In a world in which Russian and Ukrainian grain are not going to be available, and in which Russian energy and fertilizer are going to be largely unavailable, the cost of fuel and food are going to sky-rocket. It is likely that we will begin to see the human, societal, and political costs of famine and fuel shortages before the end of 2022. Under these circumstances, China will desperately need affordable energy, fertilizer, food, and resources, and progressively less people across the world will be able to afford Chinese exports.

Now imagine that President Putin has offered President Xi an incredible deal: affordable energy, fertilizer, food, and resources for decades, in exchange for consumer goods and the day to day stuff Putin needs to run Russia. Could President Xi afford not to take this deal in a world in which fuel and energy costs are going to destroy billions of people’s ability to purchase Chinese goods?

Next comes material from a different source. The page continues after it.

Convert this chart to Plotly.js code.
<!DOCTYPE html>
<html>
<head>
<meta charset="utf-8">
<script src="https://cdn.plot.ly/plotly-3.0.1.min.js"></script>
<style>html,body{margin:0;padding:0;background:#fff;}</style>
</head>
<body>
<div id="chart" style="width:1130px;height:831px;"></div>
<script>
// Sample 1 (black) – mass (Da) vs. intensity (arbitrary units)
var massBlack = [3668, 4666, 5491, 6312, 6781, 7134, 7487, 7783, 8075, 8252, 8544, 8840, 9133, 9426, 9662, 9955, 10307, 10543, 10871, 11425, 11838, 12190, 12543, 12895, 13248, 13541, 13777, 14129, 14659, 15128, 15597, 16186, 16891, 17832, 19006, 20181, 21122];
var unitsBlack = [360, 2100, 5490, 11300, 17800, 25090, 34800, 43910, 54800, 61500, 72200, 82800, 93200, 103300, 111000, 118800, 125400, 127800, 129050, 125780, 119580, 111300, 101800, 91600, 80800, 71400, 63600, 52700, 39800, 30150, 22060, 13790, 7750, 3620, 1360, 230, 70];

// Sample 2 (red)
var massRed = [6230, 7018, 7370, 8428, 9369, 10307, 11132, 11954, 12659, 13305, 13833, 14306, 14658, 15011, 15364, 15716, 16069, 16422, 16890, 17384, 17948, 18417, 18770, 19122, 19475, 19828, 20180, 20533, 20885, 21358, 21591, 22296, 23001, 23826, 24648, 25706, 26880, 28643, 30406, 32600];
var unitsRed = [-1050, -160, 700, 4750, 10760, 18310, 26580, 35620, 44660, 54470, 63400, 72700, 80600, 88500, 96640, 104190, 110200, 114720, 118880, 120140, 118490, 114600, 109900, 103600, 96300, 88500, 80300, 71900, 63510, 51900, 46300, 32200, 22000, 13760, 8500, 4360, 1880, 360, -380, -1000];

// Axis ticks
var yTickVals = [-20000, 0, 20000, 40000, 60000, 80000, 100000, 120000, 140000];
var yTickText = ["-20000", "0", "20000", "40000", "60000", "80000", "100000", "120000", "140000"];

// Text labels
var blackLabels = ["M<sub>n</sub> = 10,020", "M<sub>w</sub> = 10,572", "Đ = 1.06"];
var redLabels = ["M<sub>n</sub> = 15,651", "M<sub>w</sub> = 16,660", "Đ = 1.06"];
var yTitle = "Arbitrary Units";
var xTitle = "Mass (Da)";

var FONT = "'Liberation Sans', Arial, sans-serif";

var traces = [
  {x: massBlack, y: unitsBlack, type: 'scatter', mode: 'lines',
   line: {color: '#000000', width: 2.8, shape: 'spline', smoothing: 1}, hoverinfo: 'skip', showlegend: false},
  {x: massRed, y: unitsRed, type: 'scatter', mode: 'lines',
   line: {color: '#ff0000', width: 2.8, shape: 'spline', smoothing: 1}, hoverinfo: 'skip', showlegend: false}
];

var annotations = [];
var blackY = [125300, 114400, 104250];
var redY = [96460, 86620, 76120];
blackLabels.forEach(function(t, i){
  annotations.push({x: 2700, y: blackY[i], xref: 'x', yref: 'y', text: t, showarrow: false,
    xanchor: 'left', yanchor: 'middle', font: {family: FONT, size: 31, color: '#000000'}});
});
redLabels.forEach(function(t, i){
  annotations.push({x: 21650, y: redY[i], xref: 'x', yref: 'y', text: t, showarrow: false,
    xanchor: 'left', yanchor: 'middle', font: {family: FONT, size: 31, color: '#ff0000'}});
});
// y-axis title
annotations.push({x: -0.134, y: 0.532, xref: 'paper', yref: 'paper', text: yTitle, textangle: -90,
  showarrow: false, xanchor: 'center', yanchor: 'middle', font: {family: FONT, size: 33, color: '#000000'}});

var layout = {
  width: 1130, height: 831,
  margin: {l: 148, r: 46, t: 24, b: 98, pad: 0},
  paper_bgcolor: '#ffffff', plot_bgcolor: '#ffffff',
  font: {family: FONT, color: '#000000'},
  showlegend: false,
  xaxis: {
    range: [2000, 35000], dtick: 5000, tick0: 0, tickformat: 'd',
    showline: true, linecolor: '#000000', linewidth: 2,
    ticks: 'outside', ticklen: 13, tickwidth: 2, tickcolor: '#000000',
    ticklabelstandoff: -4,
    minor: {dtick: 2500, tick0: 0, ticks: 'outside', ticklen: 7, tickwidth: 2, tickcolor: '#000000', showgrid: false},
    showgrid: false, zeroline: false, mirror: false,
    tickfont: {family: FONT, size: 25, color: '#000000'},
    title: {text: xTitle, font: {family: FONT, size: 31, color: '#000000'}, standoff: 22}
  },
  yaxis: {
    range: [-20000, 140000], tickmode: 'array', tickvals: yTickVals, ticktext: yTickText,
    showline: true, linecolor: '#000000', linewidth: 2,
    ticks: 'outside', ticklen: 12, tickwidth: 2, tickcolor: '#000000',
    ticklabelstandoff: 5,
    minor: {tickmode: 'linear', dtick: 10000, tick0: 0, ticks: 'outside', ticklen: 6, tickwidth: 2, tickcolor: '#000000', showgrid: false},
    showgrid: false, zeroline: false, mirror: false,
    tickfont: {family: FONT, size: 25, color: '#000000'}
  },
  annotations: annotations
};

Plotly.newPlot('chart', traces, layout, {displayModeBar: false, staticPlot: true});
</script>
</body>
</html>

Presidents Xi and Putin said that they are going to work together for a long time before the Winter Olympics, and it appears that Putin put off his invasion until after Xi’s Olympics were finished. Did President Xi know what was coming, and has he made a deal to sustain his legacy and China through the turbulent times ahead?

Is President Putin in the process of closing the nine gates, so that he can settle down to construct his preferred version of Russia behind a new and clearly defined Nuclear Curtain? Who will do business with him to survive and thrive in the turbulent new world he is unleashing?

This hypothesis may not be probable, but, frighteningly, it does appear possible.